Dans quelle mesure, donc, Napoléon III se positionne-t-il à la fois dans la continuité mais aussi en rupture de Napoléon Ier ?
Thierry Lentz
Les continuités entre les deux règnes ne sont pas aussi essentielles qu’on le dit parfois. Il y a certes une continuité familiale, l’emploi des mêmes mots et des enfants des personnalités du Premier Empire, mais je suis convaincu que Napoléon III et Napoléon Ier ne sont pas du même siècle. L’un est clairement tourné vers l’avenir et, disons, le XXème siècle ; l’autre solde les comptes du XVIIIème. Leur situation politique et même personnelle n’a rien à voir parce que les temps ont beaucoup plus changé entre Waterloo et Sedan qu’entre Louis XV et Waterloo. Si l’on devait en revanche évaluer les apports respectifs dans la longue histoire française, on pourrait dire que Napoléon III est le « chaînon » intermédiaire et d’évolution entre Napoléon Ier et le général de Gaulle.
Le pouvoir personnel de Napoléon Ier comme de Napoléon III a parfois occulté d’autres personnalités de la mémoire collective ; des personnalités pourtant centrales dans le parcours des deux empereurs, et parfois dans leur chute. On peut songer par exemple aux grands généraux français du Premier Empire, auxquels Napoléon Ier dut bon nombre de ses victoires, à Talleyrand, à Joseph Bonaparte ou à Persigny…
En somme, quels personnages ont accompagné les deux Napoléon dans leur ascension ?
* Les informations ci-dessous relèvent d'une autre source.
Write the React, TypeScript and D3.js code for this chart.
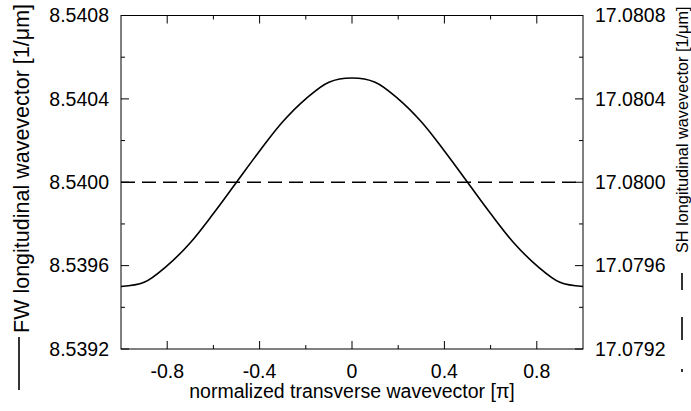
import React from 'react'
import * as d3 from 'd3'

// transverse wavevector samples [pi]
const kt = [-1, -0.9, -0.8, -0.7, -0.6, -0.5, -0.4, -0.3, -0.2, -0.1, 0, 0.1, 0.2, 0.3, 0.4, 0.5, 0.6, 0.7, 0.8, 0.9, 1]
// FW longitudinal wavevector [1/um]
const fwK = [8.5395, 8.53952, 8.5396, 8.53971, 8.53985, 8.54, 8.54015, 8.54029, 8.5404, 8.54048, 8.5405, 8.54048, 8.5404, 8.54029, 8.54015, 8.54, 8.53985, 8.53971, 8.5396, 8.53952, 8.5395]
// SH longitudinal wavevector [1/um]
const shKt = [-1, 1]
const shK = [17.08, 17.08]

const xMajor = [-0.8, -0.4, 0, 0.4, 0.8]
const xMinor = [-0.6, -0.2, 0.2, 0.6]
const fwTicks = [8.5392, 8.5396, 8.54, 8.5404, 8.5408]
const fwMinor = [8.5394, 8.5398, 8.5402, 8.5406]
const shTicks = [17.0792, 17.0796, 17.08, 17.0804, 17.0808]
const shMinor = [17.0794, 17.0798, 17.0802, 17.0806]

const W = 691
const H = 411
const m = { left: 121, right: 583, top: 15.5, bottom: 349 }
const font = '"Liberation Sans", Arial, sans-serif'
const fs = 19.5

export default function App() {
  const x = d3.scaleLinear().domain([-1, 1]).range([m.left, m.right])
  const yL = d3.scaleLinear().domain([8.5392, 8.5408]).range([m.bottom, m.top])
  const yR = d3.scaleLinear().domain([17.0792, 17.0808]).range([m.bottom, m.top])

  const fwLine = d3
    .line<number>()
    .x((_, i) => x(kt[i]))
    .y((d) => yL(d))
    .curve(d3.curveCatmullRom.alpha(0.5))
  const shLine = d3
    .line<number>()
    .x((_, i) => x(shKt[i]))
    .y((d) => yR(d))

  const tk = { stroke: '#000', strokeWidth: 1 }

  return (
    <svg width={W} height={H} style={{ position: 'absolute', left: 0, top: 0, background: '#fff' }} fontFamily={font}>
      {/* ticks, bottom and top */}
      {xMajor.map((v) => (
        <g key={'xM' + v}>
          <line x1={x(v)} x2={x(v)} y1={m.bottom} y2={m.bottom - 8} {...tk} />
          <line x1={x(v)} x2={x(v)} y1={m.top} y2={m.top + 8} {...tk} />
          <text x={x(v)} y={378} textAnchor="middle" fontSize={fs}>
            {v === 0 ? '0' : v.toFixed(1)}
          </text>
        </g>
      ))}
      {xMinor.map((v) => (
        <g key={'xm' + v}>
          <line x1={x(v)} x2={x(v)} y1={m.bottom} y2={m.bottom - 4} {...tk} />
          <line x1={x(v)} x2={x(v)} y1={m.top} y2={m.top + 4} {...tk} />
        </g>
      ))}
      {fwTicks.map((v) => (
        <g key={'l' + v}>
          <line x1={m.left} x2={m.left + 8} y1={yL(v)} y2={yL(v)} {...tk} />
          <text x={m.left - 12} y={yL(v)} dy="0.35em" textAnchor="end" fontSize={fs}>
            {v.toFixed(4)}
          </text>
        </g>
      ))}
      {fwMinor.map((v) => (
        <line key={'lm' + v} x1={m.left} x2={m.left + 4} y1={yL(v)} y2={yL(v)} {...tk} />
      ))}
      {shTicks.map((v) => (
        <g key={'r' + v}>
          <line x1={m.right} x2={m.right - 8} y1={yR(v)} y2={yR(v)} {...tk} />
          <text x={m.right + 12} y={yR(v)} dy="0.35em" textAnchor="start" fontSize={fs}>
            {v.toFixed(4)}
          </text>
        </g>
      ))}
      {shMinor.map((v) => (
        <line key={'rm' + v} x1={m.right} x2={m.right - 4} y1={yR(v)} y2={yR(v)} {...tk} />
      ))}

      {/* frame */}
      <rect x={m.left} y={m.top} width={m.right - m.left} height={m.bottom - m.top} fill="none" stroke="#000" strokeWidth={1} />

      {/* series */}
      <path d={fwLine(fwK) || ''} fill="none" stroke="#000" strokeWidth={1.6} />
      <path d={shLine(shK) || ''} fill="none" stroke="#000" strokeWidth={1.6} strokeDasharray="14,7" />

      {/* axis titles */}
      <text x={352} y={398} textAnchor="middle" fontSize={fs}>
        normalized transverse wavevector [π]
      </text>
      <g>
        <line x1={19} x2={19} y1={337} y2={390} stroke="#000" strokeWidth={1.6} />
        <text transform="translate(29,333) rotate(-90)" textAnchor="start" fontSize={21.5}>
          FW longitudinal wavevector [1/μm]
        </text>
      </g>
      <g>
        <line x1={682} x2={682} y1={273} y2={372} stroke="#000" strokeWidth={1.6} strokeDasharray="17,27,23,29,3" />
        <text transform="translate(687.5,253) rotate(-90)" textAnchor="start" fontSize={16.3}>
          SH longitudinal wavevector [1/μm]
        </text>
      </g>
    </svg>
  )
}
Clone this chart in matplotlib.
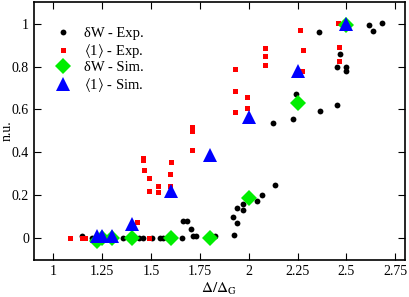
import numpy as np
import matplotlib
matplotlib.use('Agg')
import matplotlib.pyplot as plt

plt.rcParams['font.family'] = ['Liberation Serif', 'DejaVu Serif']
plt.rcParams['mathtext.fontset'] = 'stix'

# delta W - experiment (black dots)
dw_exp_x = [1.144, 1.195, 1.354, 1.44, 1.457, 1.503, 1.544, 1.56, 1.657,
            1.662, 1.683, 1.703, 1.714, 1.729, 1.826, 1.924, 1.919, 1.94,
            1.94, 1.97, 1.97, 2.04, 2.07, 2.134, 2.124, 2.227, 2.242, 2.365,
            2.36, 2.453, 2.453, 2.468, 2.50, 2.50, 2.617, 2.637, 2.684]
dw_exp_y = [0.009, 0.0, 0.0, 0.0, 0.0, 0.0, 0.0, 0.0, 0.0,
            0.083, 0.083, 0.046, 0.01, 0.01, 0.01, 0.014, 0.099, 0.07,
            0.14, 0.158, 0.13, 0.173, 0.20, 0.248, 0.535, 0.558, 0.674, 0.595,
            0.96, 0.623, 0.80, 0.86, 0.80, 0.78, 0.995, 0.964, 1.003]

# <1> - experiment (red squares)
one_exp_x = [1.087, 1.144, 1.164, 1.426, 1.49, 1.457, 1.457, 1.462, 1.488,
             1.488, 1.534, 1.534, 1.60, 1.595, 1.595, 1.708, 1.708, 1.708,
             1.929, 1.929, 1.929, 1.99, 1.99, 2.083, 2.083, 2.083, 2.263,
             2.278, 2.273, 2.458, 2.463, 2.463]
one_exp_y = [0.0, 0.002, 0.002, 0.074, 0.0, 0.373, 0.363, 0.32, 0.28,
             0.22, 0.242, 0.214, 0.355, 0.30, 0.246, 0.52, 0.50, 0.41,
             0.79, 0.684, 0.588, 0.657, 0.605, 0.884, 0.848, 0.806, 0.972,
             0.876, 0.777, 1.003, 0.89, 0.825]

# simulations
sim_x = [1.225, 1.25, 1.3, 1.4, 1.6, 1.8, 2.0, 2.25, 2.5]
dw_sim_y = [-0.01, 0.0, 0.0, 0.0, 0.0, 0.0, 0.19, 0.628, 0.995]
one_sim_y = [0.01, 0.01, 0.013, 0.065, 0.22, 0.39, 0.563, 0.778, 1.0]

fig = plt.figure(figsize=(4.09, 2.97), dpi=100)
ax = fig.add_axes([0.083, 0.125, 0.907, 0.868])

ax.plot(dw_exp_x, dw_exp_y, 'o', color='black', ms=4.2, mew=0, label='δW - Exp.')
ax.plot(one_exp_x, one_exp_y, 's', color='red', ms=3.6, mew=0, label=r'$\langle$1$\rangle$ - Exp.')
ax.plot(sim_x, dw_sim_y, 'D', color='#00ee00', ms=8.5, mew=0, label='δW - Sim.')
ax.plot(sim_x, one_sim_y, '^', color='blue', ms=10.5, mew=0, label=r'$\langle$1$\rangle$ - Sim.')

ax.set_xlim(0.9, 2.8)
ax.set_ylim(-0.1, 1.1)
ax.set_xticks([1, 1.25, 1.5, 1.75, 2, 2.25, 2.5, 2.75])
ax.set_xticklabels(['1', '1.25', '1.5', '1.75', '2', '2.25', '2.5', '2.75'])
ax.set_yticks([0, 0.2, 0.4, 0.6, 0.8, 1])
ax.set_yticklabels(['0', '0.2', '0.4', '0.6', '0.8', '1'])
ax.tick_params(direction='in', top=True, right=True, labelsize=10, length=5, width=0.8)
for s in ax.spines.values():
    s.set_linewidth(1.2)

ax.set_xlabel(r'$\Delta/\Delta_{\rm G}$', fontsize=11, labelpad=2)
ax.set_ylabel('n.u.', fontsize=10)
ax.yaxis.set_label_coords(-0.055, 0.5)

ax.legend(loc='upper left', frameon=False, fontsize=10.5, handletextpad=0.4,
          labelspacing=0.1, borderaxespad=0.6, bbox_to_anchor=(0.0, 0.96))

fig.savefig('out.png', dpi=100)
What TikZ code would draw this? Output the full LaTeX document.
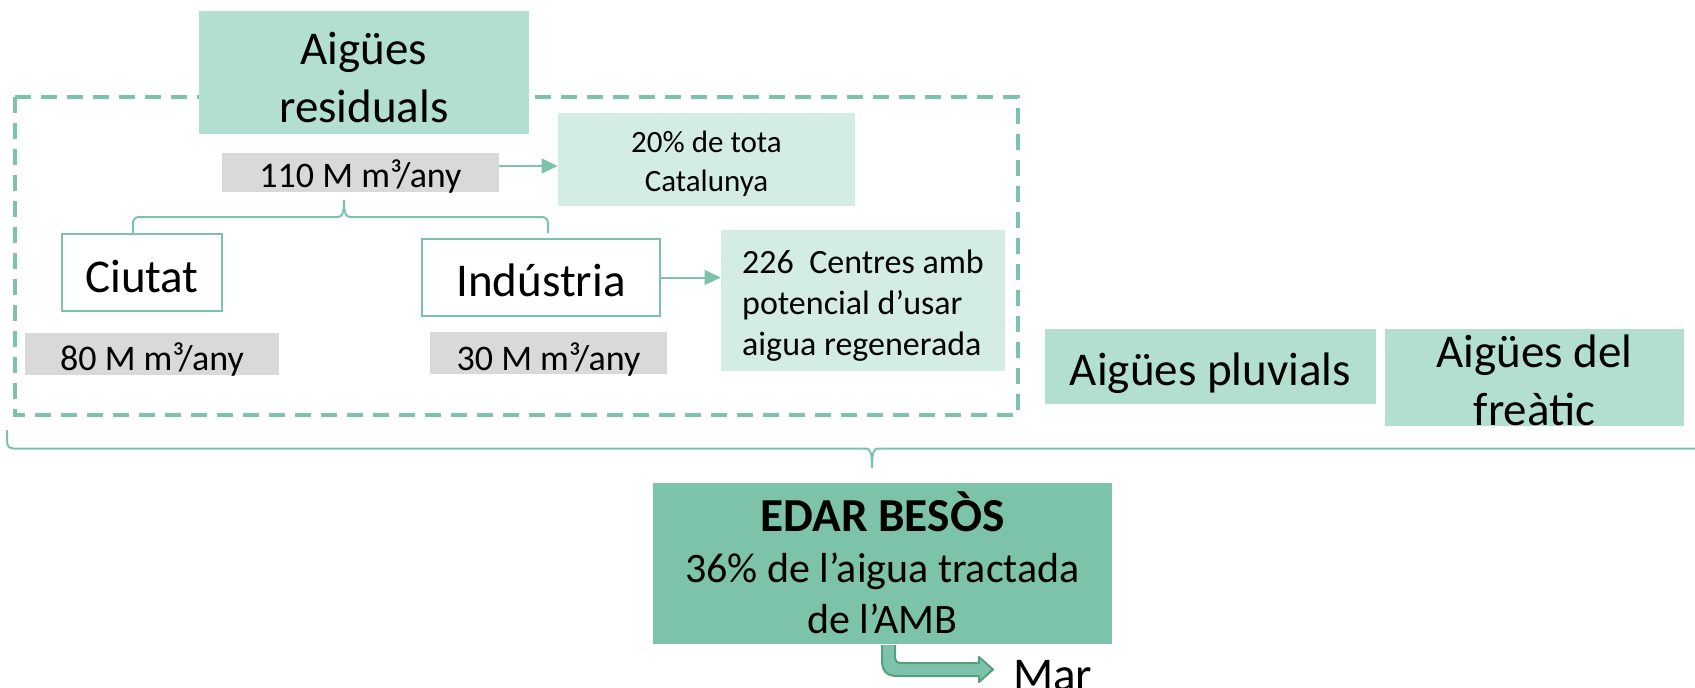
\documentclass[tikz,border=0pt]{standalone}
\usepackage{fontspec}
\setmainfont{Carlito}
\usepackage{tikz}
\usetikzlibrary{calc,arrows.meta}

\begin{document}
\begin{tikzpicture}[x=0.75pt,y=0.75pt,yscale=-1,xscale=1,
  teal line/.style={draw={rgb, 255:red, 125; green, 195; blue, 169 },line width=1.5pt},
  fill mid/.style={fill={rgb, 255:red, 179; green, 223; blue, 209 }},
  fill light/.style={fill={rgb, 255:red, 212; green, 237; blue, 228 }},
  fill grey/.style={fill={rgb, 255:red, 217; green, 217; blue, 217 }},
  txt/.style={inner sep=0pt,align=center},
  big txt/.style={font=\fontsize{35.25}{43.5}\selectfont},
  grey txt/.style={font=\fontsize{27}{33}\selectfont},
  flow arrow/.style={teal line,-{Triangle[length=12pt,width=11pt]}},
]
\useasboundingbox (0,0) rectangle (1695,687);

%Shape: Rectangle [dashed frame round the waste water]
\draw [draw={rgb, 255:red, 125; green, 195; blue, 169 },line width=2.6pt,dash pattern={on 12pt off 7.5pt}] (15,97) rectangle (1018,415);

% Text Node
\node [txt,fill mid,big txt,text height=74.25pt,text depth=0pt,minimum width=247.5pt,minimum height=92.25pt] (resid) at (364,72.5) {Aigües\\residuals};
% Text Node
\node [txt,fill grey,grey txt,text height=21.75pt,text depth=0pt,minimum width=207.75pt,minimum height=29.25pt] (g110) at (360.5,172.5) {110 M m³/any};
% Text Node
\node [txt,fill light,font=\fontsize{23.25}{29.25}\selectfont,text height=48.3pt,text depth=0pt,minimum width=222.75pt,minimum height=69.75pt] (pct) at (706.5,159.5) {20\% de tota\\Catalunya};
% Text Node
\node [txt,teal line,fill=white,big txt,text height=30pt,text depth=0pt,minimum width=120pt,minimum height=57.75pt] (ciutat) at (142,272.5) {Ciutat};
% Text Node
\node [txt,fill grey,grey txt,text height=24pt,text depth=0pt,minimum width=190.5pt,minimum height=31.5pt] (g80) at (152,354) {80 M m³/any};
% Text Node
\node [txt,teal line,fill=white,big txt,text height=28.5pt,text depth=0pt,minimum width=178.5pt,minimum height=57.75pt] (indus) at (541,277.5) {Indústria};
% Text Node
\node [txt,fill grey,grey txt,text height=25.5pt,text depth=0pt,minimum width=177.75pt,minimum height=31.5pt] (g30) at (548.5,353) {30 M m³/any};
% Text Node
\node [fill light,inner sep=0pt,align=left,font=\fontsize{25.5}{30.75}\selectfont,text height=81.75pt,text depth=0pt,minimum width=213pt,minimum height=105.75pt] (centres) at (863,300.5) {226\ \ Centres amb\\potencial d’usar\\aigua regenerada};
% Text Node
\node [txt,fill mid,big txt,text height=27.75pt,text depth=0pt,minimum width=248.25pt,minimum height=56.25pt] (pluv) at (1210.5,366.5) {Aigües pluvials};
% Text Node
\node [txt,fill mid,big txt,text height=71.25pt,text depth=0pt,minimum width=224.25pt,minimum height=72.75pt] (freat) at (1534.5,377.5) {Aigües del\\freàtic};
% Text Node
\node [txt,fill={rgb, 255:red, 125; green, 195; blue, 169 },font=\fontsize{31.5}{37.9}\selectfont,text height=104.25pt,text depth=0pt,minimum width=344.25pt,minimum height=120.75pt] (edar) at (882.5,563.5) {{\fontsize{35.5}{37.9}\selectfont\bfseries EDAR BESÒS}\\36\% de l’aigua tractada\\de l’AMB};
% Text Node
\node [anchor=base west,inner sep=0pt,big txt] (mar) at (1013,690) {Mar};

%Straight Lines [arrows]
\draw [flow arrow] ($(g110.east)+(0,-6.5)$) -- ($(pct.west)+(0,6.5)$);
\draw [flow arrow] (indus.east) -- (indus.east -| centres.west);

%Shape: Brace [110 over the two sources]
\coordinate (bl) at (133,233);
\coordinate (br) at (548,233);
\coordinate (btip) at (344,200);
\draw [teal line] (bl) -- (133,224) .. controls (133,219) and (135,217) .. (140,217) -- (338,217) .. controls (342,217) and (344,213) .. (btip) .. controls (344,213) and (346,217) .. (350,217) -- (541,217) .. controls (546,217) and (548,219) .. (548,224) -- (br);

%Shape: Brace [all the water into the plant]
\coordinate (bigl) at (7,430);
\coordinate (bigtip) at (872,468);
\draw [teal line] (bigl) -- (7,441) .. controls (7,446) and (9,448.5) .. (14,448.5) -- (866,448.5) .. controls (870,448.5) and (872,452) .. (bigtip) .. controls (872,452) and (874,448.5) .. (878,448.5) -- (1700,448.5);

%Shape: Bent Arrow [to the sea]
\draw [draw={rgb, 255:red, 84; green, 160; blue, 126 },fill={rgb, 255:red, 125; green, 195; blue, 169 },line width=1.5pt,line join=round] (882,645) -- (882,660) .. controls (882,672) and (887,676) .. (898,676) -- (979,676) -- (979,682) -- (993,669.5) -- (979,657) -- (979,663) -- (900,663) .. controls (897,663) and (895,661) .. (895,658) -- (895,645);

\end{tikzpicture}
\end{document}
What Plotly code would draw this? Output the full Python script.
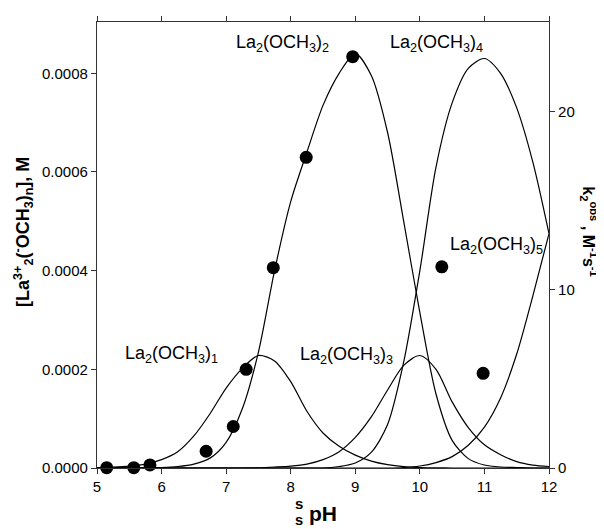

Quel rôle ont-ils joué dans l’édification et la destinée du Premier ou du Second Empire ?
Thierry Lentz
Les deux empereurs ont été accompagnés par des « équipes » avant, pendant et après leur avènement. Le premier s’allia avec un centre-gauche convaincu que la Révolution devait être conclue et canalisée autour d’un exécutif fort et concentré : Sieyès, Roederer et le groupe des idéologues. Il ne les déçut pas… jusqu’au moment où il les élimina de son entourage direct, à l’exception des pragmatiques Cambacérès, Maret, Gaudin (ministre des Finances pendant 15 ans et injustement oublié), des conseillers d’Etat hors du commun, et jusqu’à un certain point Talleyrand et Fouché.
Le même phénomène politique se rencontre avec Louis-Napoléon qui est porté aux affaires cette fois par une large droite, allant des républicains aux royalistes, en passant par les catholiques. Mais, malgré une démarche originale et son art d’avancer masquer, il ne pourra jamais se dépêtrer de ces alliances originelles. C’est probablement leur poids et leur mainmise sur la vie politico-économique qui empêcha Napoléon III d’aller plus loin dans son désir de modernisation de la vie sociale, constitutionnelle, législative.